Reaction‐driven fracturing of porous rock

Abstract A 2‐D computer model has been developed to investigate fluid‐mediated transformation processes such as chemical weathering, mineral carbonation, and serpentinization that require transport of H 2 O and/or CO 2 into reacting rock volumes. Hydration and carbonation cause local volume expansion, and the resulting nonuniform stresses may drive fracturing, which increases both the rate of transport and the accessible reactive surface area in the system and thus accelerates the rate of the transformation process. The model couples reactions, fracturing, and fluid transport for systems with a range of initial porosities, assumed constant throughout the process.

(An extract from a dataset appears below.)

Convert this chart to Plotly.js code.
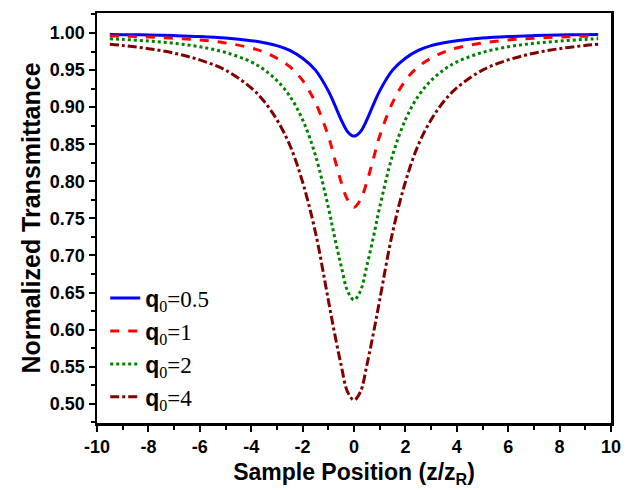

With low initial porosity, a sharp reaction front between completely reacted material and unreacted material propagates into unaltered rock, while for high porosities, diffuse reaction fronts are formed in which a large fraction of the initial volume is partly reacted. When diffusive transport is rate limiting, the total reaction rate depends on porosity to a power N , where N is in the range 0.45–2. The exponent N increases as the reaction‐generated expansion decreases. In high‐porosity rocks, the total reaction rate is limited by reaction kinetics, and it is thus insensitive to porosity variations. As the volume increasing reaction proceeds, fracturing divides the unreacted porous material into subdomains, which may undergo further subdivision as they are consumed by the reaction. The total reaction rate and progress depend on the initial geometry of a reacting domain, and this significantly affects the weathering profiles for systems that evolve from an initial assembly of blocks with different sizes and shapes.